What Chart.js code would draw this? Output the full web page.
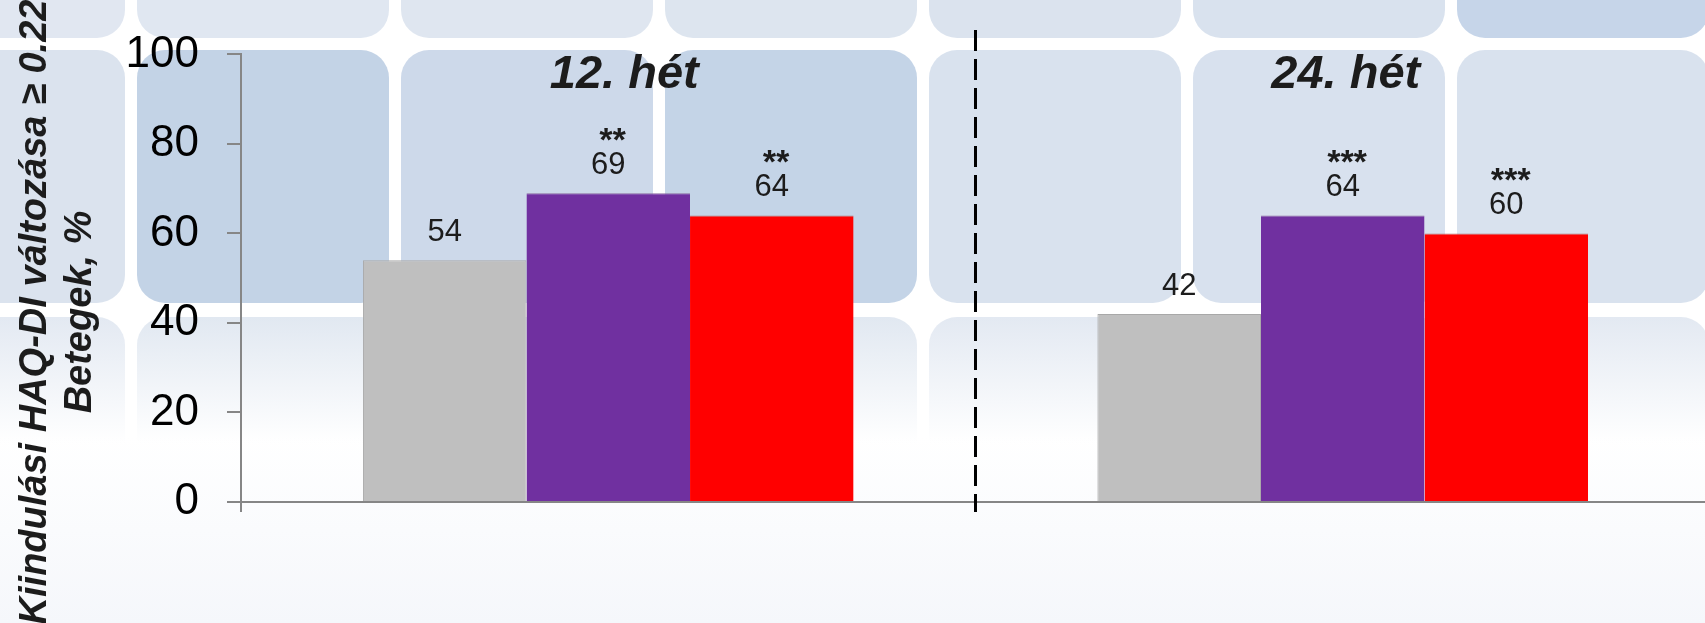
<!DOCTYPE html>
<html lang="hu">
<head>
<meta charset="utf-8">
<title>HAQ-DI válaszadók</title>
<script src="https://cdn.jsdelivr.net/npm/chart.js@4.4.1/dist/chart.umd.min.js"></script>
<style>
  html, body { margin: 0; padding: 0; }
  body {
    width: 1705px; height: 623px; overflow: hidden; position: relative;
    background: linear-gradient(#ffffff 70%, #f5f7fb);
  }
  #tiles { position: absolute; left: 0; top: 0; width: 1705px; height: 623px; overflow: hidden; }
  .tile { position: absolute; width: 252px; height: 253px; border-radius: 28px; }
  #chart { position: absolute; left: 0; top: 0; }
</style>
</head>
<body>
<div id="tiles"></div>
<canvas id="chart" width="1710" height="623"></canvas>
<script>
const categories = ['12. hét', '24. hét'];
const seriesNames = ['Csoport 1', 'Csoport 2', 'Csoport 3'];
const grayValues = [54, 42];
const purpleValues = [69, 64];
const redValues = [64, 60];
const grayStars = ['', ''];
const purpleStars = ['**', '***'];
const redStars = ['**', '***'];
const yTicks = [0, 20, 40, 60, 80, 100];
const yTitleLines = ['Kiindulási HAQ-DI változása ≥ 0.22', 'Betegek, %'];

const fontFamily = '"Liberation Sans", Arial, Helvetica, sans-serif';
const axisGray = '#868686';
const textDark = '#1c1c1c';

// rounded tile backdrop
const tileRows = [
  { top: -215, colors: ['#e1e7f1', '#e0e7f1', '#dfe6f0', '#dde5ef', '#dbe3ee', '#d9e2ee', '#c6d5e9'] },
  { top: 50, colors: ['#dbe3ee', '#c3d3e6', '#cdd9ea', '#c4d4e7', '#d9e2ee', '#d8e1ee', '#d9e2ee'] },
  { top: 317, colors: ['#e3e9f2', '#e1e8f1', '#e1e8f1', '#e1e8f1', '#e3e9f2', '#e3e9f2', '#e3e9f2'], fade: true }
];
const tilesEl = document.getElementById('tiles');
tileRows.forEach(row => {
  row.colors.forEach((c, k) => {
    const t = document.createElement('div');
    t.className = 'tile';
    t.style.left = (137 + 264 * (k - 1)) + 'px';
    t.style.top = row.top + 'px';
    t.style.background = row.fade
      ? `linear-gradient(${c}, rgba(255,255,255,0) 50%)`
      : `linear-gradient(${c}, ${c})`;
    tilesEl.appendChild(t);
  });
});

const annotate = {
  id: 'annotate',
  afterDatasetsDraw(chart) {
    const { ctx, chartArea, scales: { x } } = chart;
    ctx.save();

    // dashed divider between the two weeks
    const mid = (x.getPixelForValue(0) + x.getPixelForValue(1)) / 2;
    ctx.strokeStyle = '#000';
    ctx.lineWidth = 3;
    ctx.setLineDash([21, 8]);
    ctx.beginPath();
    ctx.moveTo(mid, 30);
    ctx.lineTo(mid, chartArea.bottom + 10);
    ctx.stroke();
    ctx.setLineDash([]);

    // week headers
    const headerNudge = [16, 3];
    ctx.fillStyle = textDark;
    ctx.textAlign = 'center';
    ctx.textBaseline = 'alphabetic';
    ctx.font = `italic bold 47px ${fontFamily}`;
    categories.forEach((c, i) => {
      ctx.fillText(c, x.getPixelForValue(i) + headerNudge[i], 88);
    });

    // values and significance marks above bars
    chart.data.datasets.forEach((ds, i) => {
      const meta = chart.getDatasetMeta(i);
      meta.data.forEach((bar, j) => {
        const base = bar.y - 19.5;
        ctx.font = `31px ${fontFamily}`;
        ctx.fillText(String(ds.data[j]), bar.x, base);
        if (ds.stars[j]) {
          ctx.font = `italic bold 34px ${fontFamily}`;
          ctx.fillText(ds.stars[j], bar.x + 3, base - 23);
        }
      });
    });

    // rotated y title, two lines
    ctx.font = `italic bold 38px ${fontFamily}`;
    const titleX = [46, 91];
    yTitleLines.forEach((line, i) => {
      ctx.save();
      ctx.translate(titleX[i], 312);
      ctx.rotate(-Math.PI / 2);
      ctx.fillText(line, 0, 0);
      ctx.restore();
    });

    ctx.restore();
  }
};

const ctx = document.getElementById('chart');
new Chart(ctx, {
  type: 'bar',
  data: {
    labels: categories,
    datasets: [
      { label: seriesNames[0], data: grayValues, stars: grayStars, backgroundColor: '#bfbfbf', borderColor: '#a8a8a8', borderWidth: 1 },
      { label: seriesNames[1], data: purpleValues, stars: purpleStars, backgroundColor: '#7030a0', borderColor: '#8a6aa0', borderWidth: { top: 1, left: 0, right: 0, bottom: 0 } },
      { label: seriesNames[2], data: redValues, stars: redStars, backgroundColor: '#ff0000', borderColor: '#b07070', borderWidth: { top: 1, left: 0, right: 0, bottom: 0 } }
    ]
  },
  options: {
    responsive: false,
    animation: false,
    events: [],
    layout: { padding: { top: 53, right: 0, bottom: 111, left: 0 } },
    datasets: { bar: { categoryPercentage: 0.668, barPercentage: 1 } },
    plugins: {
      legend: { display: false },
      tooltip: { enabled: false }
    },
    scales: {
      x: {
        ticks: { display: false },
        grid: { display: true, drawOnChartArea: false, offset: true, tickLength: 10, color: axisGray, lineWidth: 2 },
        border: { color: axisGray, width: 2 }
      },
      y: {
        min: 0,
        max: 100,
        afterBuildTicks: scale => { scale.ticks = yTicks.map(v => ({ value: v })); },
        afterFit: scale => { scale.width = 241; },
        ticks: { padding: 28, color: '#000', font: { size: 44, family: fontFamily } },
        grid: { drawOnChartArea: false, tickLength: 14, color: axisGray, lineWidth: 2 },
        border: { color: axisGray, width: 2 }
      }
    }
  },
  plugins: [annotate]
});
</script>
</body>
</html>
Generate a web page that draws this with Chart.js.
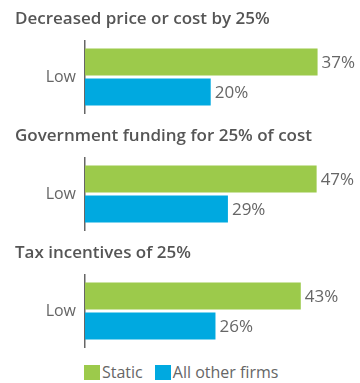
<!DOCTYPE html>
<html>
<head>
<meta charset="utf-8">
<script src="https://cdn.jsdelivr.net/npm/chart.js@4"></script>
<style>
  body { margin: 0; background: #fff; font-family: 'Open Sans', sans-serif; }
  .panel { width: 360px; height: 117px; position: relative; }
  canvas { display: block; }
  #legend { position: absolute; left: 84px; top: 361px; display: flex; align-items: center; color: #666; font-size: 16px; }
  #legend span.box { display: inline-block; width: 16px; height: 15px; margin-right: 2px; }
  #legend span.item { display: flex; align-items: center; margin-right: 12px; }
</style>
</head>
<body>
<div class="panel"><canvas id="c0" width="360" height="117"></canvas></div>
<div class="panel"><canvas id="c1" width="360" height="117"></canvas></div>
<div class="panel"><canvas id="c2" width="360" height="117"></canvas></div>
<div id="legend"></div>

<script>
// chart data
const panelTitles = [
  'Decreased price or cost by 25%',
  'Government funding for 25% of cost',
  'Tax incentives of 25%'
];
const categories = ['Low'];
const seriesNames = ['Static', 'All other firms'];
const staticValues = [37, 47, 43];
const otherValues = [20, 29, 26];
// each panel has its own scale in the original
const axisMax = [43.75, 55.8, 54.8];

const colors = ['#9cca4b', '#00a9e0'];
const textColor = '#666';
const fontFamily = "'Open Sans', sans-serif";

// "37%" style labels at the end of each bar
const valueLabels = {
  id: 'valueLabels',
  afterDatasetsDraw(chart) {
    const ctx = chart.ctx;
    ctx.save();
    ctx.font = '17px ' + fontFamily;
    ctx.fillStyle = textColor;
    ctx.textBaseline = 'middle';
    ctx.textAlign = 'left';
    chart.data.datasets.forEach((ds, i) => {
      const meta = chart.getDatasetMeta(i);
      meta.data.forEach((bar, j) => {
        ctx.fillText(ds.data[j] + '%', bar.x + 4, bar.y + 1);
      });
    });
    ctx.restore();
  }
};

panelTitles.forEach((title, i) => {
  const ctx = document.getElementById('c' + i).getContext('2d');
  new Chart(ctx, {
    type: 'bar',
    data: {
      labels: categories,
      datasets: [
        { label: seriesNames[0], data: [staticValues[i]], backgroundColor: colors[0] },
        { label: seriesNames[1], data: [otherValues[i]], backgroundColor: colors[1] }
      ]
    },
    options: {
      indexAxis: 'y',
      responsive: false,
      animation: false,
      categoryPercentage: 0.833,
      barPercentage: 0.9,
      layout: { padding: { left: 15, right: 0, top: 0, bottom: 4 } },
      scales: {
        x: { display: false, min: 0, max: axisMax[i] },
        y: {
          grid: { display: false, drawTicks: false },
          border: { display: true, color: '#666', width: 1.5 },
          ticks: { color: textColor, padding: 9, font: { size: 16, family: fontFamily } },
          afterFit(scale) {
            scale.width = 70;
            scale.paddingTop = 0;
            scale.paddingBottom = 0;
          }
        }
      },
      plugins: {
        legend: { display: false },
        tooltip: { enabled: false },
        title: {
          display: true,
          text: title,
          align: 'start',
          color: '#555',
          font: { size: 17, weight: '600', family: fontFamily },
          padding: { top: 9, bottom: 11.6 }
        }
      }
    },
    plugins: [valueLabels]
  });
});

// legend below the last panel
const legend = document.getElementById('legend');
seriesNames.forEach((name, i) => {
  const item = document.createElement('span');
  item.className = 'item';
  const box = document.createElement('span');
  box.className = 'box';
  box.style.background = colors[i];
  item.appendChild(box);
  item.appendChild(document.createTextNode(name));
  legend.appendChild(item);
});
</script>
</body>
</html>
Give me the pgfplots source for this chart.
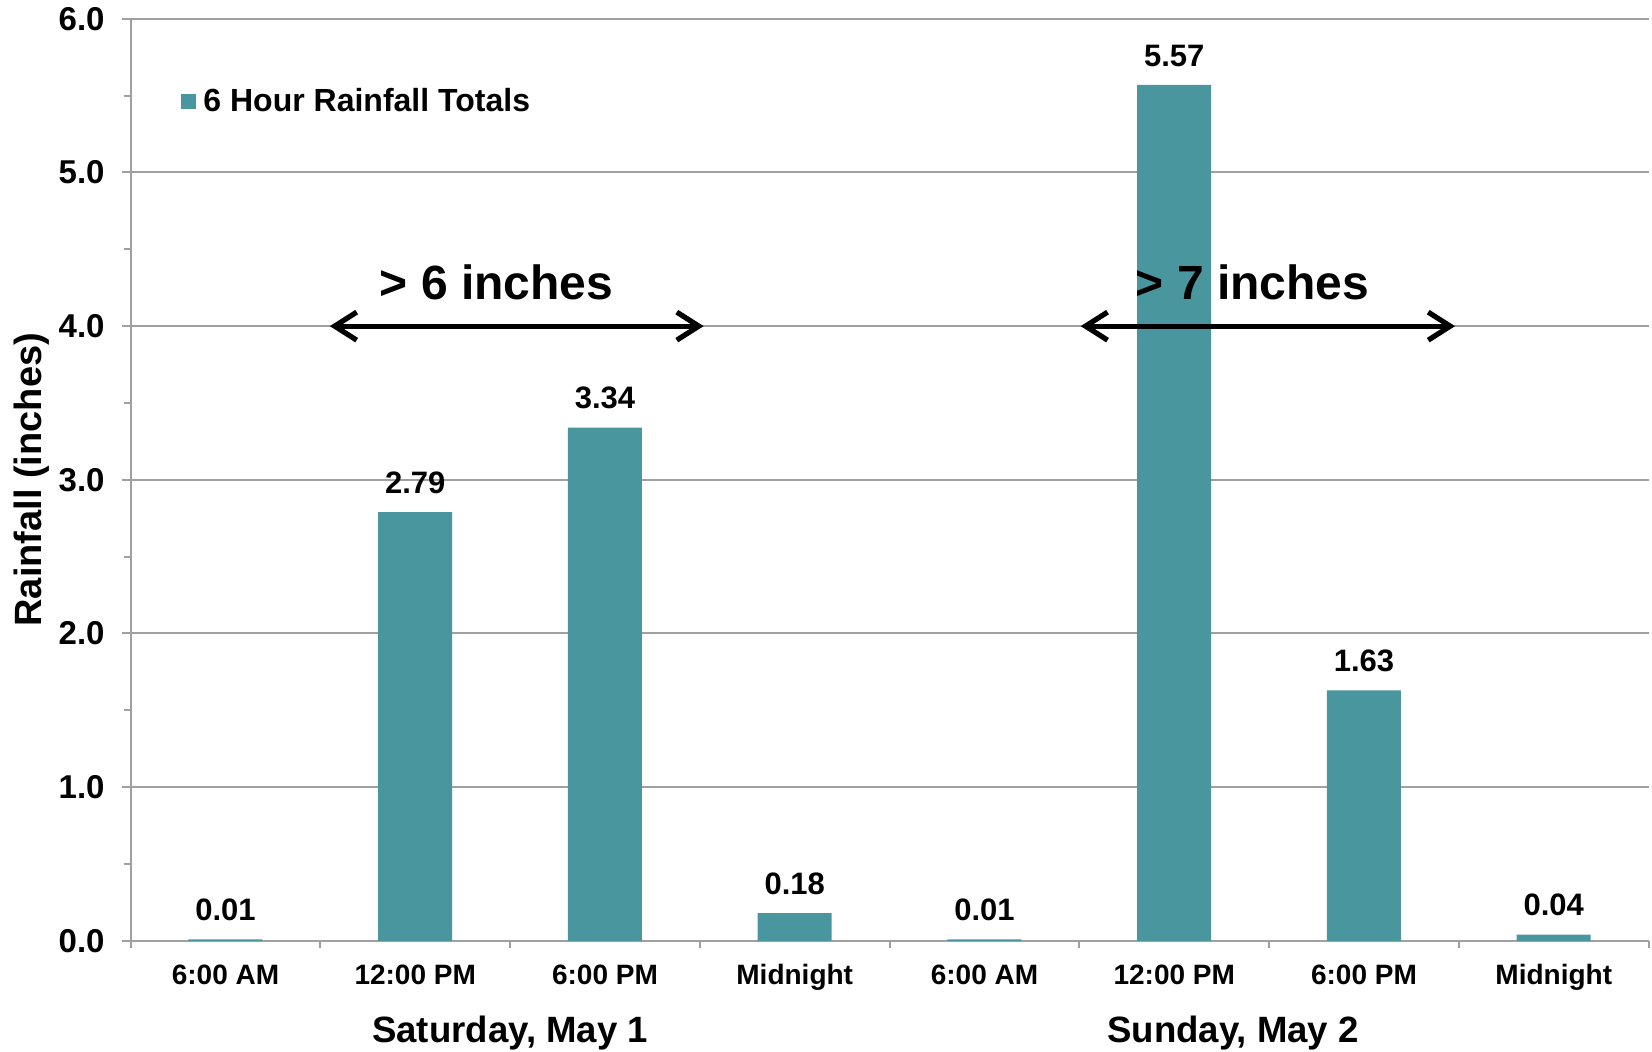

---*---

● WHAT THE TASK ASKS: Look at the listing and set down only the lines from its start through the line with "const textDark = '#1c1c1c';", word for word and without pictures.

● COMPLETED TASK:
What Chart.js code would draw this? Output the full web page.
<!DOCTYPE html>
<html lang="hu">
<head>
<meta charset="utf-8">
<title>HAQ-DI válaszadók</title>
<script src="https://cdn.jsdelivr.net/npm/chart.js@4.4.1/dist/chart.umd.min.js"></script>
<style>
  html, body { margin: 0; padding: 0; }
  body {
    width: 1705px; height: 623px; overflow: hidden; position: relative;
    background: linear-gradient(#ffffff 70%, #f5f7fb);
  }
  #tiles { position: absolute; left: 0; top: 0; width: 1705px; height: 623px; overflow: hidden; }
  .tile { position: absolute; width: 252px; height: 253px; border-radius: 28px; }
  #chart { position: absolute; left: 0; top: 0; }
</style>
</head>
<body>
<div id="tiles"></div>
<canvas id="chart" width="1710" height="623"></canvas>
<script>
const categories = ['12. hét', '24. hét'];
const seriesNames = ['Csoport 1', 'Csoport 2', 'Csoport 3'];
const grayValues = [54, 42];
const purpleValues = [69, 64];
const redValues = [64, 60];
const grayStars = ['', ''];
const purpleStars = ['**', '***'];
const redStars = ['**', '***'];
const yTicks = [0, 20, 40, 60, 80, 100];
const yTitleLines = ['Kiindulási HAQ-DI változása ≥ 0.22', 'Betegek, %'];

const fontFamily = '"Liberation Sans", Arial, Helvetica, sans-serif';
const axisGray = '#868686';
const textDark = '#1c1c1c';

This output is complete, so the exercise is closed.